AMERICANS who want a preview of coming attractions under Medicare for All should take a look at the annual “winter crisis” at Britain’s National Health Service that is starting early this year.

Data released recently showed the worst waiting times in 15 years in English emergency rooms. Hang onto your warm winter hats.

The NHS managed to treat only 83.6 percent of emergency-room patients within four hours in October, compared to 89.1 percent a year earlier and well short of the government’s target of 95 percent. The NHS winter crisis has become a national tradition like Guy Fawkes Day and the Grand National horse race, as the state-run system struggles to cope with a surge of illness during the colder months. Last winter’s four-hour admission rate bottomed at 84.4 percent in February 2019, and the winter before that the worst rate was 84.8 percent in March 2018.

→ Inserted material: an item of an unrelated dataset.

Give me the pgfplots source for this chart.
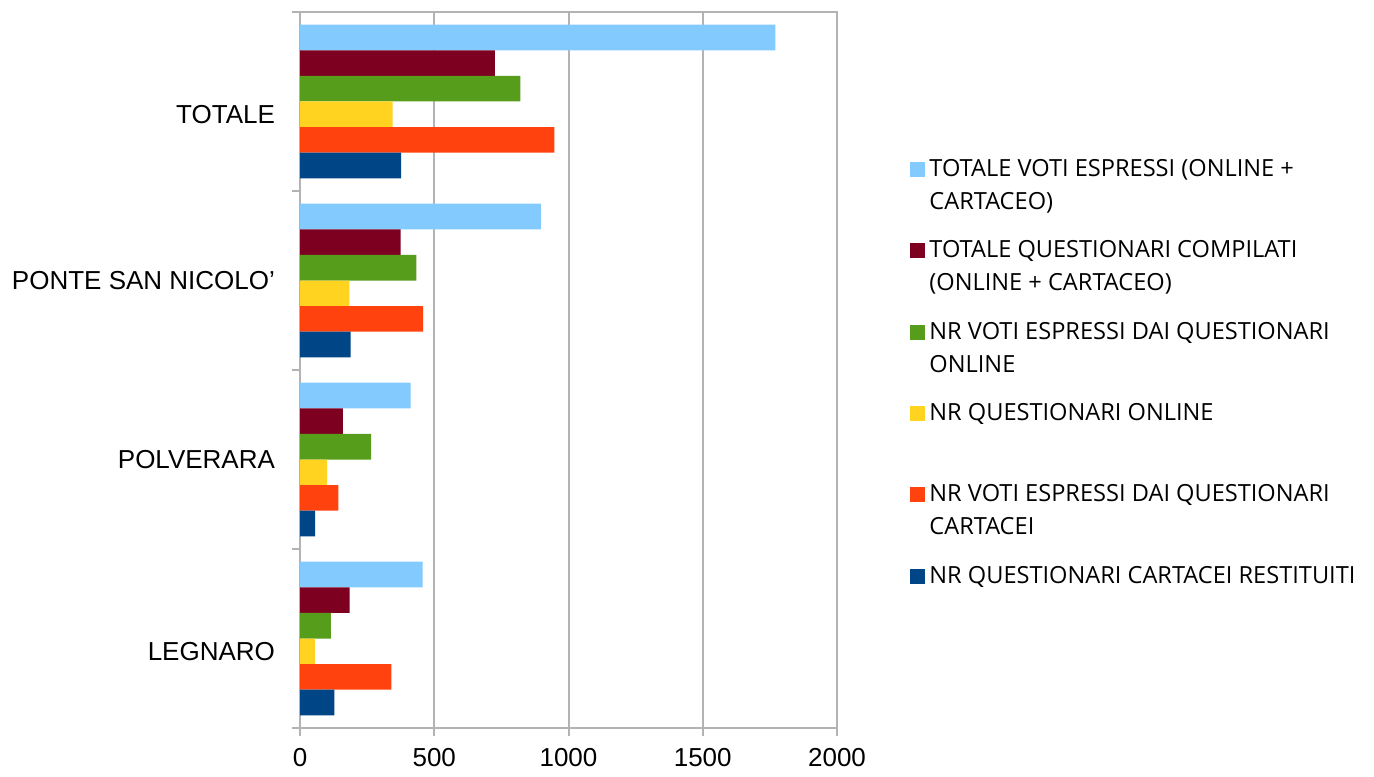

This happens because the supply of doctors, nurses, hospital beds and the like hasn’t kept up with the rising demand from a growing and aging British population. NHS spending rises above the inflation rate, but that isn’t enough to fill the treatment and service gaps. The NHS also missed its target for 93 percent of patients with suspected cancer to be seen by a specialist within two weeks of referral by a family doctor. In September, 90.1 percent of patients saw a specialist within two weeks, down from 91.2 percent in September 2018. A bureaucrat or Sen. Elizabeth Warren might think that’s good enough for government work. But it’s definitely not for the nearly 10 percent of patients and their families who had to live with a suspected cancer diagnosis for more than two weeks.

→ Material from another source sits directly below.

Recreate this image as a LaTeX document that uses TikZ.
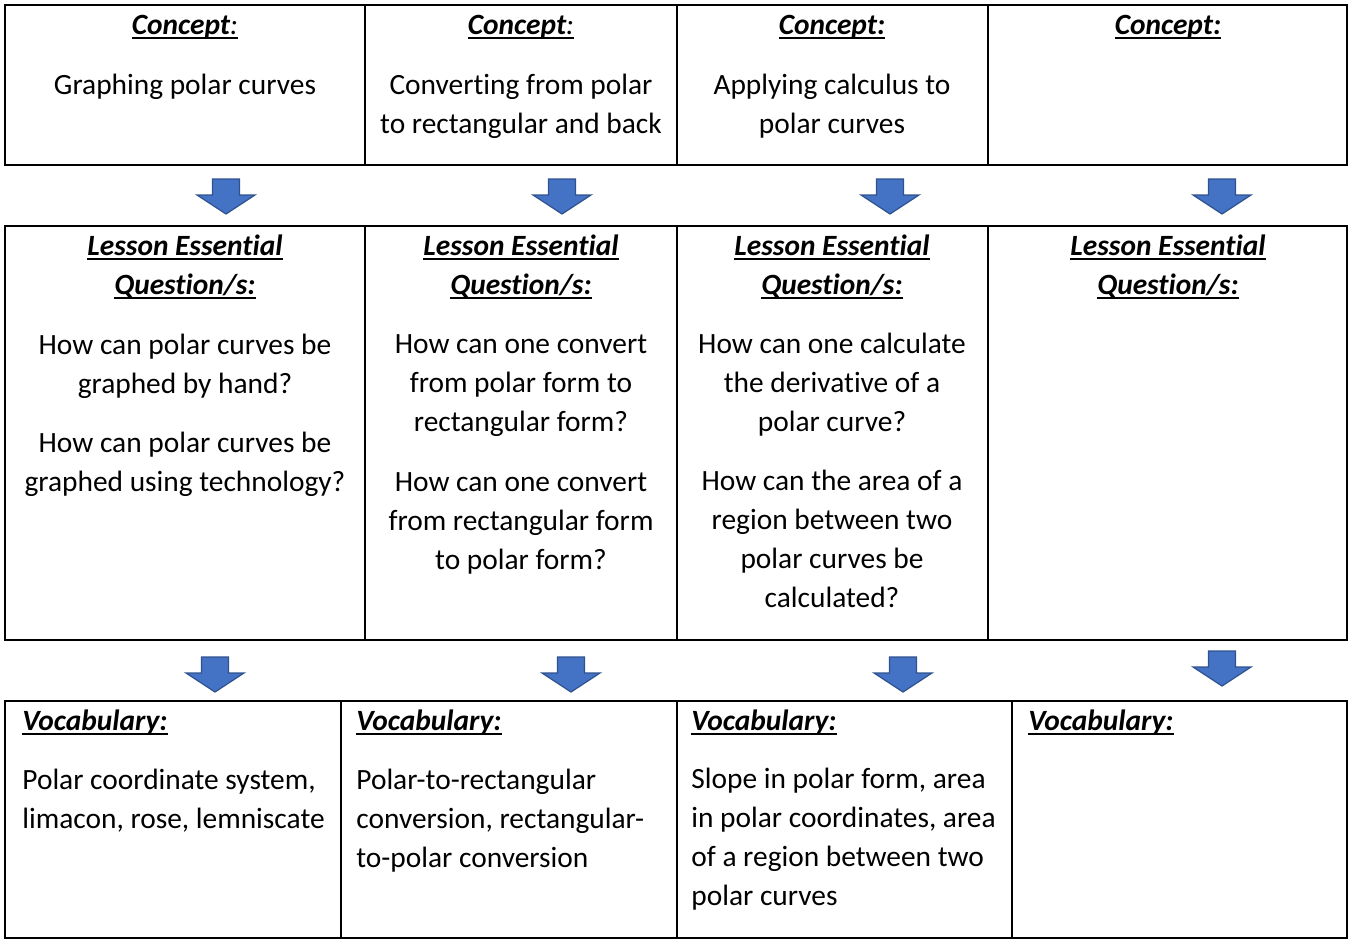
\documentclass[tikz,border=0pt]{standalone}
\usepackage{fontspec}
\setmainfont{Carlito}[Ligatures=NoCommon]
\usetikzlibrary{positioning}
\definecolor{arrowBlue}{RGB}{68,114,196}
\definecolor{arrowEdge}{RGB}{47,82,143}
\newsavebox{\hdbox}
\newcommand{\hdline}[1]{\sbox{\hdbox}{#1}\rlap{\rule[-2.3pt]{\wd\hdbox}{0.9pt}}\usebox{\hdbox}}

\begin{document}
\begin{tikzpicture}[x=0.5pt, y=-0.5pt,
    grid/.style={line width=1pt},
    hd/.style={anchor=base, inner sep=0pt, font=\fontsize{14.7}{19.5}\selectfont\bfseries\itshape},
    body/.style={anchor=base, inner sep=0pt, align=center, font=\fontsize{14.7}{19.5}\selectfont},
    vocab/.style={anchor=base west, inner sep=0pt, align=left, font=\fontsize{14.7}{19.5}\selectfont},
    blockdown/.pic={\draw[fill=arrowBlue, draw=arrowEdge, line width=0.6pt]
        (-13.5,0) -- (13.5,0) -- (13.5,16) -- (29,16) -- (0,35) -- (-29,16) -- (-13.5,16) -- cycle;}]
  \useasboundingbox (0,0) rectangle (1348,939);

  % three rows of cells
  \draw[grid] (5,5) rectangle (1347,165);
  \draw[grid] (5,226) rectangle (1347,640);
  \draw[grid] (5,701) rectangle (1347,938);
  \foreach \x in {365,677,988} {
    \draw[grid] (\x,5) -- (\x,165);
    \draw[grid] (\x,226) -- (\x,640);
  }
  \foreach \x in {341,677,1012}
    \draw[grid] (\x,701) -- (\x,938);

  % block arrows between the rows
  \foreach \x/\y in {226/179,562/179,890/179,1222/179,215/657,571/657,903/657,1222/651}
    \pic at (\x,\y) {blockdown};

  % concepts (multi-line nodes sit on the baseline of their last line)
  \node[hd] (con1) at (185,34) {\hdline{Concept\mdseries:}};
  \node[hd] (con2) at (521,34) {\hdline{Concept\mdseries:}};
  \node[hd] (con3) at (832,34) {\hdline{Concept:}};
  \node[hd] (con4) at (1168,34) {\hdline{Concept:}};
  \node[body] (cont1) at (185,94) {Graphing polar curves};
  \node[body] (cont2) at (521,133) {Converting from polar\\to rectangular and back};
  \node[body] (cont3) at (832,133) {Applying calculus to\\polar curves};

  % essential questions
  \foreach \x [count=\i] in {185,521,832,1168} {
    \node[hd] (leq\i) at (\x,255) {\hdline{Lesson Essential}};
    \node[hd] (qs\i) at (\x,294) {\hdline{Question/s:}};
  }
  \node[body] (q1a) at (185,393) {How can polar curves be\\graphed by hand?};
  \node[body] (q1b) at (185,491) {How can polar curves be\\graphed using technology?};
  \node[body] (q2a) at (521,431) {How can one convert\\from polar form to\\rectangular form?};
  \node[body] (q2b) at (521,569) {How can one convert\\from rectangular form\\to polar form?};
  \node[body] (q3a) at (832,431) {How can one calculate\\the derivative of a\\polar curve?};
  \node[body] (q3b) at (832,607) {How can the area of a\\region between two\\polar curves be\\calculated?};

  % vocabulary
  \foreach \x [count=\i] in {22,356,691,1028}
    \node[hd, anchor=base west] (voc\i) at (\x,730) {\hdline{Vocabulary:}};
  \node[vocab] (vt1) at (22,828) {Polar coordinate system,\\limacon, rose, lemniscate};
  \node[vocab] (vt2) at (356,867) {Polar-to-rectangular\\conversion, rectangular-\\to-polar conversion};
  \node[vocab] (vt3) at (691,905) {Slope in polar form, area\\in polar coordinates, area\\of a region between two\\polar curves};
\end{tikzpicture}
\end{document}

Prime Minister Boris Johnson is anxious to keep the winter crisis from becoming a political liability in the Dec. 12 British election, and all major parties are promising more money for NHS. Past experience and recent waiting-time data suggest more will never be enough. Politicians who want a U.S. version of the NHS via Medicare for All should explain why they want Americans to catch this British disease.